Dent versus Sir W. Buck.
It is ORDERED, by the Lords Spiritual and Temporal in Parliament assembled, That this House will hear the Cause wherein Dr. Thomas Dent is Appellant, and Sir William Buck and others Respondents, on Thursday the Nineteenth Day of this Instant March, at Eleven a Clock.
Forioux & al. Nat. Bill.
The Lord Jeffreys reported from the Lords Committees, the Bill, intituled, "An Act to vest several Lands and Tenements, in the County of Yorke, in Trustees, to be sold, for the raising a Portion for Henrietta Tempest, an Infant," as fit to pass, with some Amendments.

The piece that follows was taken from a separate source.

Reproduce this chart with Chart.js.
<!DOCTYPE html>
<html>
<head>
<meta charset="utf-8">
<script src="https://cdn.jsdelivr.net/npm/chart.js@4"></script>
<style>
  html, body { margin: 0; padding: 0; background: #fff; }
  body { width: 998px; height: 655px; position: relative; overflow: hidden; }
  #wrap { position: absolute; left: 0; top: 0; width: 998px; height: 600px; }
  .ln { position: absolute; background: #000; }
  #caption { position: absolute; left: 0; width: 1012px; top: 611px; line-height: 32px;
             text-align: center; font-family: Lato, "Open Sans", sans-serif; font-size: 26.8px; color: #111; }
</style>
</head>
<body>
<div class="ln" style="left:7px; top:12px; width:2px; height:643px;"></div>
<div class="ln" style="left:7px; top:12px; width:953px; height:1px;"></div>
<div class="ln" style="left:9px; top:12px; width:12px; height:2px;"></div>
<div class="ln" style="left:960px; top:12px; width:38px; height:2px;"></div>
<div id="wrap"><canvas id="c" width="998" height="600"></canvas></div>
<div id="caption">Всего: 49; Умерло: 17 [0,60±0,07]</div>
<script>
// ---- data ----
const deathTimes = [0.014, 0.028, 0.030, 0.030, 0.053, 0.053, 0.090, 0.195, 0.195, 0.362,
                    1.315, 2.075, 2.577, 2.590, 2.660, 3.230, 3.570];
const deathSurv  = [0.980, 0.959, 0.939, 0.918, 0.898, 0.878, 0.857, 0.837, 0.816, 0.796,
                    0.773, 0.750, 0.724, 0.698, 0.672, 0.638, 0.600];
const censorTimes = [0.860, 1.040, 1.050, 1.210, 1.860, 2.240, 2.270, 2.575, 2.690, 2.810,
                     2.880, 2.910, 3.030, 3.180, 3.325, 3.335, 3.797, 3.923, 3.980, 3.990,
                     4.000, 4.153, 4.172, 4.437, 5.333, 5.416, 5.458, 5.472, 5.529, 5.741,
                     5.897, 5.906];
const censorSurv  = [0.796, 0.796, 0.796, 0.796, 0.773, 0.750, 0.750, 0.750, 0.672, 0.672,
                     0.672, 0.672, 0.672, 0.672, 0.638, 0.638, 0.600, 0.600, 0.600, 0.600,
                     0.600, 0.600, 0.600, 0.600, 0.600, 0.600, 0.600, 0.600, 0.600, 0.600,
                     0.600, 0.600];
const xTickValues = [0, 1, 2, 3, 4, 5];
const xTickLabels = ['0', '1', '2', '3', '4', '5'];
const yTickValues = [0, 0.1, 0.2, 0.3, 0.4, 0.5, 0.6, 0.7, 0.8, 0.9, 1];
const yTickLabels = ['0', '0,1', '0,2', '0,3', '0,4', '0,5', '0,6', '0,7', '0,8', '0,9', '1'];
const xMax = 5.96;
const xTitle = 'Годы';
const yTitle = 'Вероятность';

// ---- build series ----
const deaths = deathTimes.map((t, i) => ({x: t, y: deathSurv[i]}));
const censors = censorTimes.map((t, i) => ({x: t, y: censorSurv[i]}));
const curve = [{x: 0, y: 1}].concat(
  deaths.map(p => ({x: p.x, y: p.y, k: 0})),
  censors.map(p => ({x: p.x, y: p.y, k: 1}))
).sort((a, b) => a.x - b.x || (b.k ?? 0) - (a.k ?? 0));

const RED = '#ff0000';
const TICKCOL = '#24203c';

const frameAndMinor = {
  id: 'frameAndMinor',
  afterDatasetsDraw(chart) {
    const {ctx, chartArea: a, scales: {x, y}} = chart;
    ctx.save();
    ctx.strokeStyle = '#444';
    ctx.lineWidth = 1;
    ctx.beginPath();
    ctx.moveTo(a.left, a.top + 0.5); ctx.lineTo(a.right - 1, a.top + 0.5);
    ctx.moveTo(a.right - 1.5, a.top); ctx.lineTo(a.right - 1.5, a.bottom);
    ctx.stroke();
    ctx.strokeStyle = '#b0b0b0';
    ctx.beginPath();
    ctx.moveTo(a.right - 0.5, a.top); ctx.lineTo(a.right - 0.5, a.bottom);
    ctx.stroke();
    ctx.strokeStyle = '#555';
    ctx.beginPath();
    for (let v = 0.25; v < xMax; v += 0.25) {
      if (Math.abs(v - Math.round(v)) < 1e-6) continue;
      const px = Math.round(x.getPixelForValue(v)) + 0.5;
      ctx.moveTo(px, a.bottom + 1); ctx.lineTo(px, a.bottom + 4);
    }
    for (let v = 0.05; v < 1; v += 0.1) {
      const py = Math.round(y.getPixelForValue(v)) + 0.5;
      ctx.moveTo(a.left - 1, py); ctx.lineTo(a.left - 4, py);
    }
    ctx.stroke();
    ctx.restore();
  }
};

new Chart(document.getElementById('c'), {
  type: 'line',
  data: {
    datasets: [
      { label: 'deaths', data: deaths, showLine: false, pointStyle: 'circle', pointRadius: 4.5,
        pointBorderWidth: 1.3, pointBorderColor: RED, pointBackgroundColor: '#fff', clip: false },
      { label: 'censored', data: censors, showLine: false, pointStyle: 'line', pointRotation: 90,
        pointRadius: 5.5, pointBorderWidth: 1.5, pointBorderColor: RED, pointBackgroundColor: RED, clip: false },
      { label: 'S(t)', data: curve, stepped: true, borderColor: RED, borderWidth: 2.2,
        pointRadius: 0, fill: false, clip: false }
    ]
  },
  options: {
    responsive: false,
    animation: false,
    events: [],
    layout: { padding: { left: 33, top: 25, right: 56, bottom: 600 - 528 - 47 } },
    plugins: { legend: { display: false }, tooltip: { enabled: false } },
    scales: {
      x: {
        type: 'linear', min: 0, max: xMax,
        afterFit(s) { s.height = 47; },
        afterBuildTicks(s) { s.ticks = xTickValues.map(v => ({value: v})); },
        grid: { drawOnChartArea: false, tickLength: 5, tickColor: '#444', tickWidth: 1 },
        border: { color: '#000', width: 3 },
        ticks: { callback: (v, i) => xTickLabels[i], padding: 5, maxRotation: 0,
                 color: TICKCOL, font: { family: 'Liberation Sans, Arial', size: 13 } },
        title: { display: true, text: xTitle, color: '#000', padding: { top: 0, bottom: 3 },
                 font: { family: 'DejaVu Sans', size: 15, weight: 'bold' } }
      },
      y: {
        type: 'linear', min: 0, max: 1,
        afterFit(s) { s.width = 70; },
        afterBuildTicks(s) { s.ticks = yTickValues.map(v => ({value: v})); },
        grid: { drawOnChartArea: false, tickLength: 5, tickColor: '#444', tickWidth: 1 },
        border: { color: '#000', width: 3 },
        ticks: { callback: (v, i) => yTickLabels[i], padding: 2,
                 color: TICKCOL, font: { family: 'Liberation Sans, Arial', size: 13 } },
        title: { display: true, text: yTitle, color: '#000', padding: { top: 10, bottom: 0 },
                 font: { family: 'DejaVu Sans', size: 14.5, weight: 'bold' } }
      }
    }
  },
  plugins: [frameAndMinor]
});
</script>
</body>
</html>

Sir B. Firebrace versus Moore.
After hearing Counsel, at the Bar, upon the Petition and Appeal of Sir Basil Firebrace Knight and Baronet, against a Decretal Order made in Chancery, the One and Thirtieth of January last, in a Cause there depending, between Arthur Moore Esquire Plaintiff, and the Petitioner and others Defendants; as also upon the Answer of the said Arthur Moore put in thereunto; and due Consideration of what was offered thereupon:
It is ORDERED and Adjudged, by the Lords Spiritual and Temporal in Parliament assembled, That the said Petition and Appeal of Sir Basil Firebrace shall be, and is hereby, dismissed this House; and that the Decretal Order therein complained of shall be, and is hereby, affirmed.
Newdigates versus Sir R. Newdigate, for Leave for a Bill.
It is ORDERED, by the Lords Spiritual and Temporal in Parliament assembled, That the Petitioners shall be heard, by their Counsel, To-morrow, at Eleven a Clock; as also Counsel for Sir Richard Newdigate, if he thinks fit.
Address upon the Queen's Speech.
"We, Your Majesty's most dutiful and loyal Subjects, the Lords Spiritual and Temporal in Parliament assembled, cannot sufficiently express the great Satisfaction we receive from Your Majesty's most gracious Speech; trusting in GOD it will have the same Effect Abroad as at Home, equally reviving the Hearts of Your Allies and Subjects, uniting all People, and encouraging their utmost Endeavours in the common Cause.
"The sincere Concern Your Majesty hath shewed for our Religion, the Government in Church and State as by Law established, and the Succession to the Crown in the Protestant Line; the Hazards You have exposed Yourself to, in Concert with His late Glorious Majesty, for maintaining our Laws and Liberties, as well as Your most gracious Assurance at this Time, give Your Subjects such a Confidence in Your Promises, such a dutiful Affection to Your Person, such a Zeal for Your Service, as will oblige them to make the utmost Efforts to support Your Majesty under the Weight and Difficulties of the present Conjuncture.
"The Concern Your Majesty expresses for Your Allies is a further Obligation laid upon us; who are sensible their Preservation is necessary to our own, and who are as desirous as ever to support the Character of the Crown of England, in enabling Your Majesty to maintain the Balance of Europe.
"We cannot make suitable Returns to Your Majesty, for Your most gracious Promises of a careful and diligent Administration for the Public Good; which we think ourselves sufficiently secured of, by so solemn an Engagement under Your Sacred Word.
"Your Majesty hath been pleased to assure us of all we could wish, and recommend to us what we ought to desire; and, we doubt not, Your pious Intentions will procure a Blessing from Heaven: And Your Majesty may be assured, that Resolutions so becoming a Queen of England cannot but make the deepest Impression upon all Hearts that are true to the Interest of their Country."